The Story
Why it exists.
The beginning
Francis Kurkdjian built Cuir Ylang in 2016 for Elie Saab's La Collection des Cuirs. Ylang-ylang was chosen as the counterpoint: a tropical, almost intoxicating floral with enough sweetness and weight to stand beside leather without dissolving into it. The result is a fragrance where floral warmth and leather intensity occupy the same space, each element holding its ground rather than retreating into the other. The ylang-ylang brings its lush, sun-drenched character while the leather asserts its presence, and neither concedes territory. There is a tension here that feels deliberate, an insistence that both materials deserve to be heard. The supporting elements exist not as filler but as necessary counterparts, creating a composition where every note has a reason to be there.

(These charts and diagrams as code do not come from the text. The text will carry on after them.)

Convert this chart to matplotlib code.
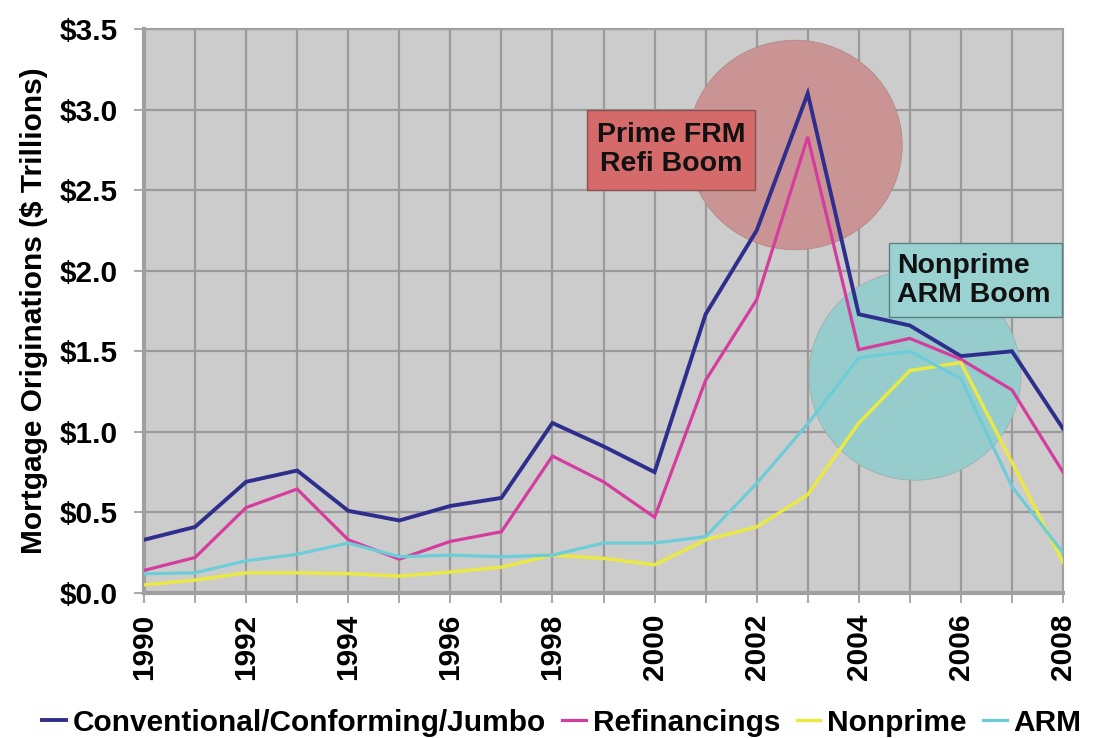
import matplotlib
matplotlib.use("Agg")
import matplotlib.pyplot as plt
from matplotlib.patches import Ellipse, Rectangle
from matplotlib.ticker import MultipleLocator, FuncFormatter

plt.rcParams['font.family'] = ['Liberation Sans', 'DejaVu Sans']
plt.rcParams['font.weight'] = 'bold'

# Mortgage originations, $ trillions
years = list(range(1990, 2009))
conventional = [0.33, 0.41, 0.69, 0.76, 0.51, 0.45, 0.54, 0.59, 1.055, 0.91, 0.75,
                1.73, 2.25, 3.10, 1.73, 1.66, 1.47, 1.50, 1.02]
refinancings = [0.14, 0.22, 0.53, 0.645, 0.33, 0.21, 0.32, 0.38, 0.85, 0.69, 0.47,
                1.32, 1.82, 2.83, 1.51, 1.58, 1.45, 1.26, 0.75]
nonprime = [0.05, 0.08, 0.125, 0.125, 0.12, 0.105, 0.13, 0.16, 0.235, 0.215, 0.175,
            0.33, 0.41, 0.61, 1.055, 1.38, 1.43, 0.81, 0.19]
arm = [0.12, 0.125, 0.20, 0.24, 0.31, 0.225, 0.235, 0.225, 0.235, 0.31, 0.31,
       0.35, 0.68, 1.05, 1.46, 1.50, 1.33, 0.66, 0.25]

series_labels = ["Conventional/Conforming/Jumbo", "Refinancings", "Nonprime", "ARM"]
series_colors = ["#2E2E8C", "#D43C9E", "#EAE844", "#6CCCD8"]
series_widths = [2.8, 2.3, 2.5, 2.3]

FS_TICK = 21.5
FS_LABEL = 21.5
FS_LEG = 21.5
FS_BOX = 20.5

fig = plt.figure(figsize=(10.95, 7.38), dpi=100)
ax = fig.add_axes([0.1315, 0.1965, 0.8393, 0.7642])
ax.set_facecolor("#CCCCCC")

ax.set_xlim(1990, 2008)
ax.set_ylim(0, 3.5)

ax.xaxis.set_major_locator(MultipleLocator(2))
ax.xaxis.set_minor_locator(MultipleLocator(1))
ax.yaxis.set_major_locator(MultipleLocator(0.5))
ax.yaxis.set_major_formatter(FuncFormatter(lambda v, p: f"${v:.1f}"))

ax.grid(True, which="both", axis="x", color="#9A9A9A", lw=1.6, zorder=0)
ax.grid(True, which="major", axis="y", color="#9A9A9A", lw=1.6, zorder=0)
ax.set_axisbelow(True)

ax.tick_params(axis="both", which="both", direction="out", color="#9A9A9A",
               width=1.2, length=7, labelsize=FS_TICK)
ax.tick_params(axis="x", which="major", pad=8, labelrotation=90)
ax.tick_params(axis="y", pad=12)
for lab in ax.get_xticklabels() + ax.get_yticklabels():
    lab.set_fontweight("bold")

for side, sp in ax.spines.items():
    sp.set_color("#A0A0A0")
    sp.set_linewidth(1.5)
ax.spines["left"].set_linewidth(3)
ax.spines["bottom"].set_linewidth(3)

ax.set_ylabel("Mortgage Originations ($ Trillions)", fontsize=FS_LABEL,
              fontweight="bold", labelpad=8)

# highlight ellipses behind the series
ax.add_patch(Ellipse((2002.75, 2.78), 4.2, 1.30, facecolor="#CA9494",
                     edgecolor="#B08888", lw=0.6, zorder=1))
ax.add_patch(Ellipse((2005.1, 1.35), 4.15, 1.30, facecolor="#96CCCC",
                     edgecolor="#9AB0B0", lw=0.6, zorder=1))

handles = []
for vals, lab, col, lw in zip([conventional, refinancings, nonprime, arm],
                              series_labels, series_colors, series_widths):
    h, = ax.plot(years, vals, color=col, lw=lw, label=lab, zorder=3,
                 solid_joinstyle="miter")
    handles.append(h)

# callout boxes
ax.add_patch(Rectangle((1998.68, 2.50), 3.29, 0.50, facecolor="#D46A6A",
                       edgecolor="#8A5050", lw=1.0, zorder=4))
ax.text(2000.32, 2.75, "Prime FRM\nRefi Boom", ha="center", va="center",
        fontsize=FS_BOX, fontweight="bold", color="#111111", linespacing=1.15,
        zorder=5)

ax.add_patch(Rectangle((2004.59, 1.713), 3.39, 0.457, facecolor="#9AD2D2",
                       edgecolor="#5A8080", lw=1.0, zorder=4, clip_on=False))
ax.text(2004.75, 1.94, "Nonprime\nARM Boom", ha="left", va="center",
        fontsize=FS_BOX, fontweight="bold", color="#111111", linespacing=1.15,
        zorder=5)

leg = fig.legend(handles=handles, loc="center", bbox_to_anchor=(0.513, 0.021),
                 ncol=4, frameon=False, fontsize=FS_LEG, handlelength=0.8,
                 handletextpad=0.22, columnspacing=0.55, borderaxespad=0,
                 borderpad=0)
for t in leg.get_texts():
    t.set_fontweight("bold")

fig.savefig("out.png", dpi=100)
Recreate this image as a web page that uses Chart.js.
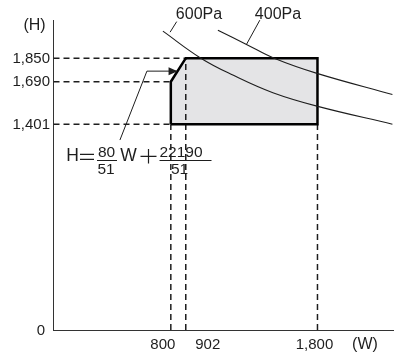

The structure is deceptively simple. Four materials arranged in two opposing pairs. No additional notes to make the pyramid look complete. What makes Cuir Ylang distinctive is the clarity with which each material announces itself. The ylang-ylang brings its tropical creaminess alongside the birch's smoky tar, creating an opening that is neither purely floral nor purely smoky but something caught between. The leather and frankincense then take their turn, with the resinous warmth of frankincense adding depth to the leather's presence.
The evolution
The opening hits immediately, ylang-ylang's tropical creaminess mixed with birch's sharp, tar-like edge. Not fresh, not clean. This is a warm, slightly medicinal floral with weight. The smoke from the birch is present from the first spray, giving the florals an unusual darkness that prevents them from floating too light. Within minutes, the leather arrives. Not as an undertone, as the main event. The other materials don't disappear; they build around it. The frankincense bridges the warm florals with the gritty leather, creating a tension between sweetness and bitterness that holds for the full wear. By the drydown, the ylang-ylang has softened into something creamier, more intimate. The leather and birch tar remain, but they're no longer sharp. A warmth that stays close to the skin.
Cultural impact
The Elie Saab line has expanded beyond its established territory with Cuir Ylang, a fragrance that takes leather seriously as a primary material. This composition appeals most directly to those who appreciate complexity over comfort. The leather and smoky accords put it in conversation with fragrances like Tom Ford Tuscan Leather, though the ylang-ylang gives it a tropical warmth those comparisons lack. Worn well, it reads as confident and distinctive. For the right context, fall evenings, evening events, someone who dresses to feel transformed rather than noticed, it's a quiet statement.